Tuesday, September 8, 2009

Meetings, meetings, and more meetings

The life of a professor, particularly at a small liberal arts college, means many meetings: faculty meetings, division meetings, department meetings, committee meetings, etc.  Not only are there many meetings, they tend to drag on and on.  Meetings can be useful, but they can also be a waste of time, particularly if the person chairing the meeting likes to ramble and intimidate his colleagues and wear down those who dare speak in opposition to him until they eventually realize they cannot get a word in edgewise, submit to his will, and stop arguing.  Even worse is when the chair then decrees the deliberative (I use the term very loosely) body has come to a unanimous decision.  This tactic of consensus by attrition is a perfect example of why rules or parliamentary procedure are so important to understanding the true will of a deliberative body.
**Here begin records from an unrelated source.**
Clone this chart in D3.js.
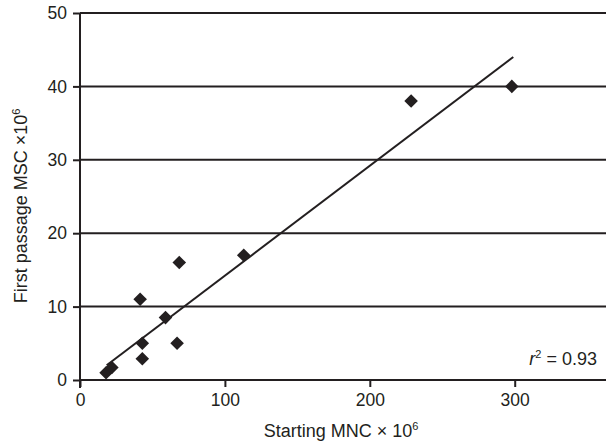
<!DOCTYPE html>
<html><head><meta charset="utf-8">
<script src="https://cdn.jsdelivr.net/npm/d3@7"></script>
<style>
html,body{margin:0;padding:0;background:#fff;}
svg{display:block;font-family:"Liberation Sans",Arial,Helvetica,sans-serif;}
</style></head>
<body>
<svg id="chart" width="606" height="443"></svg>
<script>
// Data
const mncX = [18, 22, 41.5, 43, 43, 59, 67, 68.5, 113, 228.5, 298];
const mscY = [1, 1.7, 11, 5, 2.9, 8.5, 5, 16, 17, 38, 40];
const fitX = [18.4, 299];
const fitY = [2.0, 44.0];
const xTicks = [0, 100, 200, 300];
const yTicks = [0, 10, 20, 30, 40, 50];
const rLabel = "0.93";

const svg = d3.select("#chart");
const ink = "#231f20";
const FS = 17.5;
const x = d3.scaleLinear().domain([0, 363]).range([80, 606]);
const y = d3.scaleLinear().domain([0, 50]).range([380, 13]);

// horizontal gridlines
svg.append("g").selectAll("line").data(yTicks.filter(d => d > 0)).join("line")
  .attr("x1", x(0)).attr("x2", 606)
  .attr("y1", d => y(d)).attr("y2", d => y(d))
  .attr("stroke", ink).attr("stroke-width", 2);

// x axis
const xAxis = svg.append("g").attr("transform", `translate(0,${y(0)})`)
  .call(d3.axisBottom(x).tickValues(xTicks).tickSize(7).tickPadding(7).tickFormat(d3.format("d")));
xAxis.select(".domain").attr("d", `M${x(0)},0H606`).attr("stroke", ink).attr("stroke-width", 2);
xAxis.selectAll(".tick line").attr("stroke", ink).attr("stroke-width", 2);
xAxis.selectAll("text").attr("fill", ink).attr("font-size", FS).attr("font-family", "Liberation Sans, Arial, sans-serif");

// y axis
const yAxis = svg.append("g").attr("transform", `translate(${x(0)},0)`)
  .call(d3.axisLeft(y).tickValues(yTicks).tickSize(7).tickPadding(6).tickFormat(d3.format("d")));
yAxis.select(".domain").attr("d", `M0,${y(50)}V${y(0) + 8}`).attr("stroke", ink).attr("stroke-width", 2);
yAxis.selectAll(".tick line").attr("stroke", ink).attr("stroke-width", 2);
yAxis.selectAll("text").attr("fill", ink).attr("font-size", FS).attr("font-family", "Liberation Sans, Arial, sans-serif");

// regression line
svg.append("line")
  .attr("x1", x(fitX[0])).attr("y1", y(fitY[0]))
  .attr("x2", x(fitX[1])).attr("y2", y(fitY[1]))
  .attr("stroke", ink).attr("stroke-width", 2);

// diamonds
const pts = mncX.map((v, i) => [v, mscY[i]]);
const sym = d3.symbol().type(d3.symbolSquare).size(92);
svg.append("g").selectAll("path").data(pts).join("path")
  .attr("d", sym)
  .attr("transform", d => `translate(${x(d[0])},${y(d[1])}) rotate(45)`)
  .attr("fill", ink);

// axis titles
const xt = svg.append("text").attr("x", 341).attr("y", 437).attr("text-anchor", "middle")
  .attr("font-size", 18).attr("fill", ink);
xt.append("tspan").text("Starting MNC \u00d7 10");
xt.append("tspan").attr("font-size", 11).attr("dy", -7).text("6");

const yt = svg.append("text").attr("transform", "translate(27,206) rotate(-90)").attr("text-anchor", "middle")
  .attr("font-size", 18).attr("fill", ink);
yt.append("tspan").text("First passage MSC \u00d710");
yt.append("tspan").attr("font-size", 11).attr("dy", -7).text("6");

// r^2 label
const rt = svg.append("text").attr("x", 597).attr("y", 365).attr("text-anchor", "end")
  .attr("font-size", 18).attr("fill", ink);
rt.append("tspan").attr("font-style", "italic").text("r");
rt.append("tspan").attr("font-size", 11).attr("dy", -7).text("2");
rt.append("tspan").attr("dy", 7).text(" = " + rLabel);
</script>
</body></html>
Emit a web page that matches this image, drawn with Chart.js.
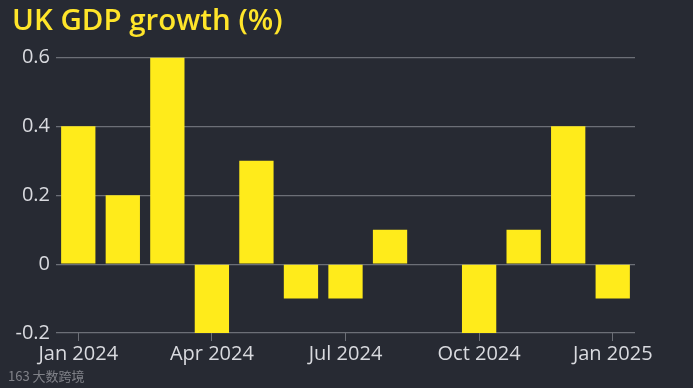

We could easily spend less time in meetings if we worked more efficiently in them, stuck to the agenda, and only covered business that required the entire body to participate.  I think Hobbes had a point when he said a leader should take advice from his counselors individually and in private so that each would give him his true opinion and not be bullied by the assembly into either not talking or misrepresenting himself so that he more closely aligned with what he thought was the general opinion of the assembly.  Unfortuantely, an unscrupulous department chair could easily use this tactic to hide the true will of the department.